Searching YouTube Watch History by Transcripts
The other day I was discussing something with a friend and I remembered a video essay I had watched which referenced a play by Samuel Beckett. Unfortunately I couldn’t remember what the video was, but I did remember the description of the referenced work.
In order to find the original video, I wrote the following short Python 3 software script to search through the transcripts of my YouTube watch history:
from youtube_transcript_api import YouTubeTranscriptApi
from youtube_transcript_api._errors import TranscriptsDisabled, NoTranscriptFound
import json
import re
f = open('watch-history.json')
hist = json.load(f)
def get_transcript(video_id):
try:
raw = YouTubeTranscriptApi.get_transcript(video_id)
return ' '.join([item['text'] for item in raw])
except (TranscriptsDisabled, NoTranscriptFound):
return ''
searches = ['disembodied', 'beckett']
for i in range(1, len(hist)):
item = hist[i]
video_id = item['titleUrl'].removeprefix("https://www.youtube.com/watch?v\u003d")
print("Searching {} - {} - {}...".format(i, video_id, item['title']))
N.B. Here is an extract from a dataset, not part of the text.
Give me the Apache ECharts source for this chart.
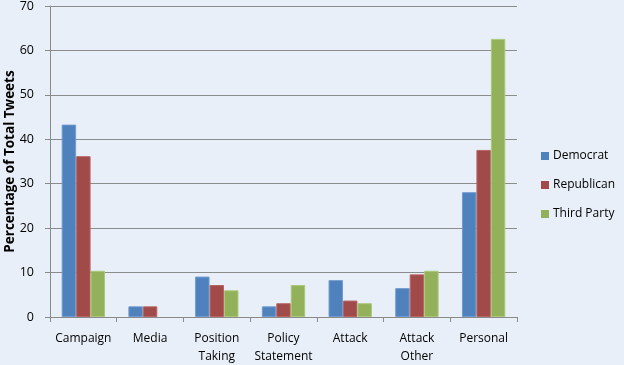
<!DOCTYPE html>
<html><head><meta charset="utf-8">
<script src="https://cdn.jsdelivr.net/npm/echarts@6/dist/echarts.min.js"></script>
<style>html,body{margin:0;padding:0;background:#E9EFF8;}#c{width:624px;height:365px;}</style>
</head><body><div id="c"></div>
<script>
const categories = ['Campaign','Media','Position\nTaking','Policy\nStatement','Attack','Attack\nOther','Personal'];
const democrat = [43.3, 2.4, 9.1, 2.4, 8.3, 6.5, 28.1];
const republican = [36.2, 2.4, 7.2, 3.1, 3.7, 9.6, 37.6];
const thirdParty = [10.4, 0, 6.0, 7.2, 3.1, 10.4, 62.6];
const yTicks = [0, 10, 20, 30, 40, 50, 60, 70];
const font = 'Open Sans';
const chart = echarts.init(document.getElementById('c'));
const mk = (name, data, color, border) => ({
  name, type: 'bar', barGap: '0%', barCategoryGap: '35%',
  data: data.map(v => v === 0 ? { value: v, itemStyle: { borderWidth: 0 } } : v),
  itemStyle: { color, borderColor: border, borderWidth: 1 }
});
chart.setOption({
  backgroundColor: '#E9EFF8',
  animation: false,
  grid: { show: false, borderWidth: 0, left: 50, right: 107, top: 6, bottom: 48, containLabel: false, outerBoundsMode: 'none' },
  legend: {
    orient: 'vertical', left: 536, top: 145, itemWidth: 8, itemHeight: 8, itemGap: 17,
    icon: 'rect', itemStyle: { borderWidth: 0 },
    textStyle: { fontFamily: font, fontSize: 12, color: '#000', padding: [0, 0, 0, -1] },
    data: ['Democrat','Republican','Third Party']
  },
  xAxis: {
    type: 'category', data: categories,
    axisLine: { lineStyle: { color: '#8a8a8a', width: 1 } },
    axisTick: { show: true, length: 5, interval: 0, lineStyle: { color: '#8a8a8a' } },
    axisLabel: { fontFamily: font, fontSize: 12, color: '#000', margin: 13, lineHeight: 18, interval: 0 },
    splitLine: { show: true, lineStyle: { color: 'rgba(0,0,0,0)', width: 0 } },
    minorSplitLine: { show: false }
  },
  yAxis: {
    type: 'value', min: yTicks[0], max: yTicks[yTicks.length-1], interval: 10,
    name: 'Percentage of Total Tweets', nameLocation: 'middle', nameGap: 33, nameMoveOverlap: false,
    nameTextStyle: { fontFamily: font, fontSize: 13.5, fontWeight: 'bold', color: '#000' },
    axisLine: { show: true, onZero: false, lineStyle: { color: '#8a8a8a' } },
    axisTick: { show: true, length: 5, lineStyle: { color: '#8a8a8a' } },
    axisLabel: { fontFamily: font, fontSize: 12.5, color: '#000', margin: 16 },
    splitLine: { lineStyle: { color: '#8c8c8c', width: 1 } }
  },
  series: [
    mk('Democrat', democrat, '#4F81BD', '#6f9bd3'),
    mk('Republican', republican, '#A04B4A', '#b86463'),
    mk('Third Party', thirdParty, '#93B15A', '#aac878')
  ]
});
</script></body></html>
transcript = get_transcript(video_id)
search_matches = [re.search(search, transcript, flags = re.I) for search in searches]
if any(search_matches):
print("FOUND!\n")
This script uses the youtube-transcript-api library1 to retrieve the full-text transcript for each video in my watch history, and search it for keywords. You will need to install this package if you want to use this script.
Unfortunately YouTube do not provide an API to retrieve one’s watch history, but it is possible to download a JSON file of your watch history by using Google Takeout2.
Thanks to this little script I was able to locate the original video, “YouTube Is Absurd”, by David J. Bradley3.
Note that the script does not terminate on finding a match, as I had a few false matches in my more recent history, and so I wanted to keep surfacing results. You can make the script terminate on the first matching result by adding a break
after the final print()
.
I hope YouTube will add the ability to search videos by transcript in the future, and restore API access to our watch histories.